◆ **INSTRUCTIONS FOR THE TASK**: Transcribe all of the material exactly, except for its pictures.

◆ **DATA PROVIDED**:
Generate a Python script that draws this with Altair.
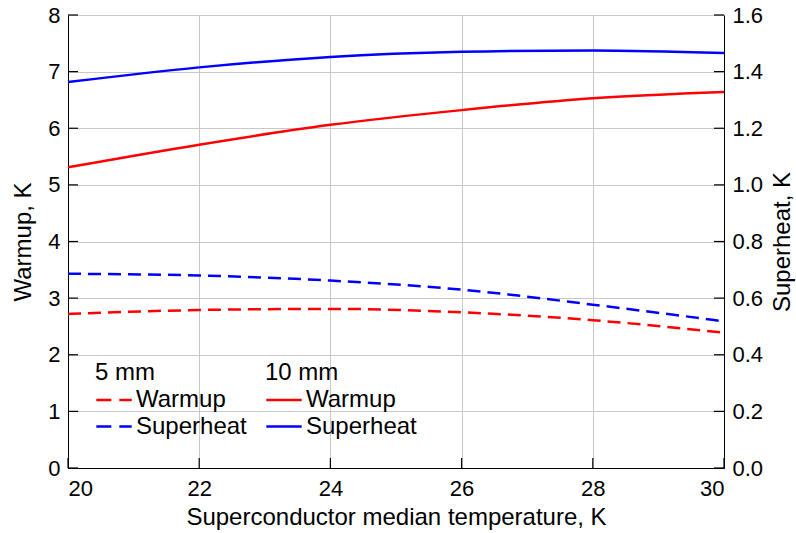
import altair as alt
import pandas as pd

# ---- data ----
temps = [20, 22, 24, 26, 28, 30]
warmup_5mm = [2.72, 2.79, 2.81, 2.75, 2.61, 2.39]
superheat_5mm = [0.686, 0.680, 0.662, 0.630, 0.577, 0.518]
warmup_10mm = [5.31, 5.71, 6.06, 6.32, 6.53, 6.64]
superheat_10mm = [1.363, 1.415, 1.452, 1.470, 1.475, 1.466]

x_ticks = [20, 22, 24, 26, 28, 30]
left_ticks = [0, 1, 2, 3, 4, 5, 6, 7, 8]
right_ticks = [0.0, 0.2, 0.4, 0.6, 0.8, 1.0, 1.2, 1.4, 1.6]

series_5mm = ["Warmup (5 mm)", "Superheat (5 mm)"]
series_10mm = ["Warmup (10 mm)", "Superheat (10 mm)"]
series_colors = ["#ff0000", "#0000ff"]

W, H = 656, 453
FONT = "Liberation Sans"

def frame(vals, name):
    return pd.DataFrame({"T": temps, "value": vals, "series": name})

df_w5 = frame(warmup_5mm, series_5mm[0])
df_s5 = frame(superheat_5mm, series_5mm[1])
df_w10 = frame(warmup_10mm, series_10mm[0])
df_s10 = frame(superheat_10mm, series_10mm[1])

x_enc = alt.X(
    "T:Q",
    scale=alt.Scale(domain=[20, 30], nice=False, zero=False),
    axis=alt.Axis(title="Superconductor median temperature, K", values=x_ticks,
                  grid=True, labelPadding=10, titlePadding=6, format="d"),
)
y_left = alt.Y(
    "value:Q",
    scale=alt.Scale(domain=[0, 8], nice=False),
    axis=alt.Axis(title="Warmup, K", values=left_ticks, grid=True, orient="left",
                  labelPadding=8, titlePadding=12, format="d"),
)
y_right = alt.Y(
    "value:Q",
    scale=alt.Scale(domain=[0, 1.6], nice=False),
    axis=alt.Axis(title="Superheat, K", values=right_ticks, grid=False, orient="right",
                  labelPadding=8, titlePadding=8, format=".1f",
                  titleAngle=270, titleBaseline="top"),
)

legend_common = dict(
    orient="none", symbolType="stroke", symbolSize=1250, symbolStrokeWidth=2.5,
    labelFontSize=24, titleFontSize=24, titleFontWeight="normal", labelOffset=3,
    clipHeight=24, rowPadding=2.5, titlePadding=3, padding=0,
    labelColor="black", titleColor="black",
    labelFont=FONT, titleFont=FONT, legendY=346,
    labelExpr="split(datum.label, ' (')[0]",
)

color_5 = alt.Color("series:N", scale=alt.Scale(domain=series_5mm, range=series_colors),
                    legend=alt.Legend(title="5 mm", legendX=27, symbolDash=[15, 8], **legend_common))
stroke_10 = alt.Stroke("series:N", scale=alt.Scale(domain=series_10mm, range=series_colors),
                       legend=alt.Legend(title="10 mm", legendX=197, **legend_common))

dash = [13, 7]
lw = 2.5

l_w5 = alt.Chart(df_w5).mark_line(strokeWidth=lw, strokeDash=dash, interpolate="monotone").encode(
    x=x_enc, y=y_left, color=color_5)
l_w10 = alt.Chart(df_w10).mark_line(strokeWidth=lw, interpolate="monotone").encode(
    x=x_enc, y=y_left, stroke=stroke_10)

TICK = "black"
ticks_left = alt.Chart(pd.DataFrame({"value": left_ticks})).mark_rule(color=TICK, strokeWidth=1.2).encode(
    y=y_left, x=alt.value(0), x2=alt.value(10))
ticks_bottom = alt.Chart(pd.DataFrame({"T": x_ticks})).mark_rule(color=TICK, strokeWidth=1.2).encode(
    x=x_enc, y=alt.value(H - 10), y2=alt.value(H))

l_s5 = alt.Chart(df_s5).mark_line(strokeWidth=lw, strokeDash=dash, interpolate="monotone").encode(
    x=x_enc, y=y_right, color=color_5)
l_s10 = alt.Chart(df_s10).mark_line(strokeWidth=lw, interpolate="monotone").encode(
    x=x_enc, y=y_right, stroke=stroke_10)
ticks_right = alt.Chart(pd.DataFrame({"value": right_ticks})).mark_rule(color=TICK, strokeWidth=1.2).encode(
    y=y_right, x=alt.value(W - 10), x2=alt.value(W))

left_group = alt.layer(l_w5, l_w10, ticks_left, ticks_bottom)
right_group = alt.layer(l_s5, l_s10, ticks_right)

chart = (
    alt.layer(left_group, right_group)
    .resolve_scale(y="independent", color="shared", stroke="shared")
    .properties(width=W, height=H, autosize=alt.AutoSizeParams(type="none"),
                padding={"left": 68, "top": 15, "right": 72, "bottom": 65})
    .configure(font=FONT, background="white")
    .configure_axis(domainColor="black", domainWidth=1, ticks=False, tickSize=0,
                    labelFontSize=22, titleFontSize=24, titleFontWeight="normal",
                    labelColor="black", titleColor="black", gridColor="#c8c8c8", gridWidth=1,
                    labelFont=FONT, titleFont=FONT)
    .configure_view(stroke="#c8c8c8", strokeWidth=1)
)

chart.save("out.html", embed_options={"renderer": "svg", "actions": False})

◆ **COMPLETED TASK**:
Generate a Python script that draws this with Altair.
import altair as alt
import pandas as pd

# ---- data ----
temps = [20, 22, 24, 26, 28, 30]
warmup_5mm = [2.72, 2.79, 2.81, 2.75, 2.61, 2.39]
superheat_5mm = [0.686, 0.680, 0.662, 0.630, 0.577, 0.518]
warmup_10mm = [5.31, 5.71, 6.06, 6.32, 6.53, 6.64]
superheat_10mm = [1.363, 1.415, 1.452, 1.470, 1.475, 1.466]

x_ticks = [20, 22, 24, 26, 28, 30]
left_ticks = [0, 1, 2, 3, 4, 5, 6, 7, 8]
right_ticks = [0.0, 0.2, 0.4, 0.6, 0.8, 1.0, 1.2, 1.4, 1.6]

series_5mm = ["Warmup (5 mm)", "Superheat (5 mm)"]
series_10mm = ["Warmup (10 mm)", "Superheat (10 mm)"]
series_colors = ["#ff0000", "#0000ff"]

W, H = 656, 453
FONT = "Liberation Sans"

def frame(vals, name):
    return pd.DataFrame({"T": temps, "value": vals, "series": name})

df_w5 = frame(warmup_5mm, series_5mm[0])
df_s5 = frame(superheat_5mm, series_5mm[1])
df_w10 = frame(warmup_10mm, series_10mm[0])
df_s10 = frame(superheat_10mm, series_10mm[1])

x_enc = alt.X(
    "T:Q",
    scale=alt.Scale(domain=[20, 30], nice=False, zero=False),
    axis=alt.Axis(title="Superconductor median temperature, K", values=x_ticks,
                  grid=True, labelPadding=10, titlePadding=6, format="d"),
)
y_left = alt.Y(
    "value:Q",
    scale=alt.Scale(domain=[0, 8], nice=False),
    axis=alt.Axis(title="Warmup, K", values=left_ticks, grid=True, orient="left",
                  labelPadding=8, titlePadding=12, format="d"),
)
y_right = alt.Y(
    "value:Q",
    scale=alt.Scale(domain=[0, 1.6], nice=False),
    axis=alt.Axis(title="Superheat, K", values=right_ticks, grid=False, orient="right",
                  labelPadding=8, titlePadding=8, format=".1f",
                  titleAngle=270, titleBaseline="top"),
)

legend_common = dict(
    orient="none", symbolType="stroke", symbolSize=1250, symbolStrokeWidth=2.5,
    labelFontSize=24, titleFontSize=24, titleFontWeight="normal", labelOffset=3,
    clipHeight=24, rowPadding=2.5, titlePadding=3, padding=0,
    labelColor="black", titleColor="black",
    labelFont=FONT, titleFont=FONT, legendY=346,
    labelExpr="split(datum.label, ' (')[0]",
)

color_5 = alt.Color("series:N", scale=alt.Scale(domain=series_5mm, range=series_colors),
                    legend=alt.Legend(title="5 mm", legendX=27, symbolDash=[15, 8], **legend_common))
stroke_10 = alt.Stroke("series:N", scale=alt.Scale(domain=series_10mm, range=series_colors),
                       legend=alt.Legend(title="10 mm", legendX=197, **legend_common))

dash = [13, 7]
lw = 2.5

l_w5 = alt.Chart(df_w5).mark_line(strokeWidth=lw, strokeDash=dash, interpolate="monotone").encode(
    x=x_enc, y=y_left, color=color_5)
l_w10 = alt.Chart(df_w10).mark_line(strokeWidth=lw, interpolate="monotone").encode(
    x=x_enc, y=y_left, stroke=stroke_10)

TICK = "black"
ticks_left = alt.Chart(pd.DataFrame({"value": left_ticks})).mark_rule(color=TICK, strokeWidth=1.2).encode(
    y=y_left, x=alt.value(0), x2=alt.value(10))
ticks_bottom = alt.Chart(pd.DataFrame({"T": x_ticks})).mark_rule(color=TICK, strokeWidth=1.2).encode(
    x=x_enc, y=alt.value(H - 10), y2=alt.value(H))

l_s5 = alt.Chart(df_s5).mark_line(strokeWidth=lw, strokeDash=dash, interpolate="monotone").encode(
    x=x_enc, y=y_right, color=color_5)
l_s10 = alt.Chart(df_s10).mark_line(strokeWidth=lw, interpolate="monotone").encode(
    x=x_enc, y=y_right, stroke=stroke_10)
ticks_right = alt.Chart(pd.DataFrame({"value": right_ticks})).mark_rule(color=TICK, strokeWidth=1.2).encode(
    y=y_right, x=alt.value(W - 10), x2=alt.value(W))

left_group = alt.layer(l_w5, l_w10, ticks_left, ticks_bottom)
right_group = alt.layer(l_s5, l_s10, ticks_right)

chart = (
    alt.layer(left_group, right_group)
    .resolve_scale(y="independent", color="shared", stroke="shared")
    .properties(width=W, height=H, autosize=alt.AutoSizeParams(type="none"),
                padding={"left": 68, "top": 15, "right": 72, "bottom": 65})
    .configure(font=FONT, background="white")
    .configure_axis(domainColor="black", domainWidth=1, ticks=False, tickSize=0,
                    labelFontSize=22, titleFontSize=24, titleFontWeight="normal",
                    labelColor="black", titleColor="black", gridColor="#c8c8c8", gridWidth=1,
                    labelFont=FONT, titleFont=FONT)
    .configure_view(stroke="#c8c8c8", strokeWidth=1)
)

chart.save("out.html", embed_options={"renderer": "svg", "actions": False})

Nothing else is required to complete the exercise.